* _WHAT TO PRODUCE_
Look through the data below and say how many of its lines contain "this", adding nothing else.

* _SUPPLIED DATA_
►
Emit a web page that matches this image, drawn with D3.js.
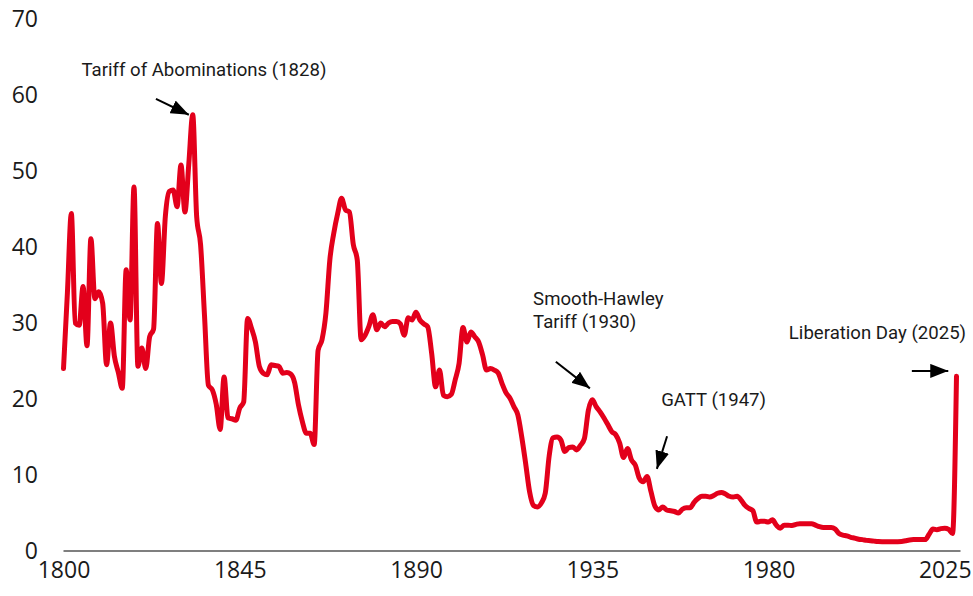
<!DOCTYPE html>
<html>
<head>
<meta charset="utf-8">
<script src="https://cdn.jsdelivr.net/npm/d3@7"></script>
<style>
    body { margin: 0; background: #fff; }
    .tick text { font-family: "Open Sans", "Noto Sans", sans-serif; fill: #1a1a1a; }
    .note { font-family: Roboto, "Noto Sans", sans-serif; font-size: 18.6px; fill: #1a1a1a; }
</style>
</head>
<body>
<script>
// Average US tariff rate, % (one value per year step on the chart's axis)
var startYear = 1800;
var tariff = [
    24.0, 34.0, 44.4, 30.0, 29.7, 34.8, 27.0, 41.1, 33.2, 34.1, // 1800s
    32.6, 24.5, 30.0, 25.6, 23.5, 21.4, 37.0, 30.4, 47.9, 24.3,
    26.7, 24.0, 28.2, 29.2, 43.1, 35.2, 44.0, 47.3, 47.5, 45.3,
    50.8, 44.6, 51.0, 57.4, 44.0, 40.3, 31.0, 21.8, 21.2, 19.3,
    16.0, 22.9, 17.5, 17.4, 17.2, 18.8, 19.6, 30.6, 29.3, 27.5,
    24.3, 23.4, 23.2, 24.5, 24.4, 24.3, 23.4, 23.5, 23.3, 22.2,
    19.2, 17.0, 15.5, 15.5, 14.0, 26.4, 27.8, 31.3, 38.3, 41.8,
    44.4, 46.4, 44.9, 44.6, 40.3, 38.3, 27.8, 28.4, 29.6, 31.1,
    29.1, 30.0, 29.5, 30.0, 30.2, 30.2, 29.9, 28.4, 30.7, 30.4,
    31.4, 30.4, 29.9, 29.5, 26.0, 21.6, 23.8, 20.5, 20.3, 20.6,
    22.5, 24.7, 29.4, 27.5, 28.8, 28.2, 27.5, 25.8, 23.8, 24.0, // 1900s
    23.8, 23.4, 22.0, 20.8, 20.1, 19.0, 17.9, 15.0, 11.5, 7.8,
    6.0, 5.8, 6.3, 7.6, 12.5, 14.9, 15.0, 14.6, 13.1, 13.6,
    13.7, 13.3, 13.9, 14.8, 18.5, 19.9, 19.0, 18.3, 17.5, 16.6,
    15.7, 15.3, 14.2, 12.3, 13.5, 12.0, 11.3, 9.6, 9.1, 9.8,
    7.8, 5.9, 5.4, 5.8, 5.4, 5.3, 5.2, 5.0, 5.5, 5.7,
    5.7, 6.4, 6.9, 7.2, 7.2, 7.1, 7.3, 7.6, 7.7, 7.5,
    7.2, 7.1, 7.2, 6.7, 6.0, 5.6, 5.3, 3.8, 3.9, 3.9,
    3.8, 4.1, 3.4, 3.0, 3.4, 3.4, 3.35, 3.5, 3.6, 3.6,
    3.6, 3.6, 3.4, 3.2, 3.1, 3.1, 3.1, 2.9, 2.3, 2.1,
    2.0, 1.8, 1.7, 1.55, 1.5, 1.4, 1.36, 1.3, 1.25, 1.23, // 2000s
    1.23, 1.23, 1.23, 1.23, 1.25, 1.35, 1.45, 1.5, 1.5, 1.5,
    1.5, 2.2, 2.9, 2.8, 2.95, 3.0, 2.85, 2.3, 23.0
];

var xTicks = [1800, 1845, 1890, 1935, 1980, 2025];
var yTicks = [0, 10, 20, 30, 40, 50, 60, 70];

// annotations: text anchor and arrow (from -> to) in chart units
var notes = [
    { lines: ["Tariff of Abominations (1828)"], x: 1804.6, y: 63.3, from: [1823.6, 59.5], to: [1832.0, 57.4] },
    { lines: ["Smooth-Hawley", "Tariff (1930)"], x: 1919.9, y: 33.2, from: [1925.7, 24.9], to: [1934.4, 21.4] },
    { lines: ["GATT (1947)"], x: 1952.6, y: 20.0, from: [1954.1, 15.1], to: [1951.5, 10.8] },
    { lines: ["Liberation Day (2025)"], x: 1985.2, y: 28.8, from: [2016.6, 23.7], to: [2025.9, 23.7] }
];

var width = 973,
    height = 596;

var points = tariff.map(function(v, i) { return { year: startYear + i, value: v }; });

var x = d3.scaleLinear()
    .domain([startYear, startYear + tariff.length - 1])
    .range([63.5, 956.5]);

var y = d3.scaleLinear()
    .domain([0, 70])
    .range([551, 19]);

var svg = d3.select("body").append("svg")
    .attr("width", width)
    .attr("height", height);

svg.append("defs").append("marker")
    .attr("id", "head")
    .attr("markerUnits", "userSpaceOnUse")
    .attr("viewBox", "0 0 18 14")
    .attr("markerWidth", 18)
    .attr("markerHeight", 14)
    .attr("refX", 18)
    .attr("refY", 7)
    .attr("orient", "auto")
    .append("path")
    .attr("d", "M0,0L18,7L0,14Z")
    .attr("fill", "#000");

// y axis, labels only
var yAxis = svg.append("g")
    .attr("transform", "translate(38,0)")
    .call(d3.axisLeft(y).tickValues(yTicks).tickSize(0).tickPadding(0));
yAxis.select(".domain").remove();
yAxis.selectAll("text").attr("font-size", 23);

// x axis
var xAxis = svg.append("g")
    .attr("transform", "translate(0," + y(0) + ")")
    .call(d3.axisBottom(x).tickValues(xTicks).tickFormat(d3.format("d")).tickSize(0).tickSizeOuter(0).tickPadding(20));
xAxis.select(".domain")
    .attr("stroke", "#7f7f7f")
    .attr("stroke-width", 2)
    .attr("d", "M" + x.range()[0] + ",0H" + (x.range()[1] + 4));
xAxis.selectAll("text").attr("font-size", 23).attr("dy", "0.3em");

var line = d3.line()
    .curve(d3.curveMonotoneX)
    .x(function(d) { return x(d.year); })
    .y(function(d) { return y(d.value); });

svg.append("path")
    .datum(points)
    .attr("fill", "none")
    .attr("stroke", "#e3001b")
    .attr("stroke-width", 5)
    .attr("stroke-linejoin", "round")
    .attr("stroke-linecap", "round")
    .attr("d", line);

var note = svg.selectAll(".notes")
    .data(notes)
    .enter().append("g");

note.append("text")
    .attr("class", "note")
    .attr("x", function(d) { return x(d.x); })
    .attr("y", function(d) { return y(d.y); })
    .selectAll("tspan")
    .data(function(d) { return d.lines; })
    .enter().append("tspan")
    .attr("x", function() { return this.parentNode.getAttribute("x"); })
    .attr("dy", function(d, i) { return i ? 23 : "0.35em"; })
    .text(function(d) { return d; });

note.append("line")
    .attr("x1", function(d) { return x(d.from[0]); })
    .attr("y1", function(d) { return y(d.from[1]); })
    .attr("x2", function(d) { return x(d.to[0]); })
    .attr("y2", function(d) { return y(d.to[1]); })
    .attr("stroke", "#000")
    .attr("stroke-width", 2)
    .attr("marker-end", "url(#head)");
</script>
</body>
</html>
◄
* _ANSWER BELOW_
2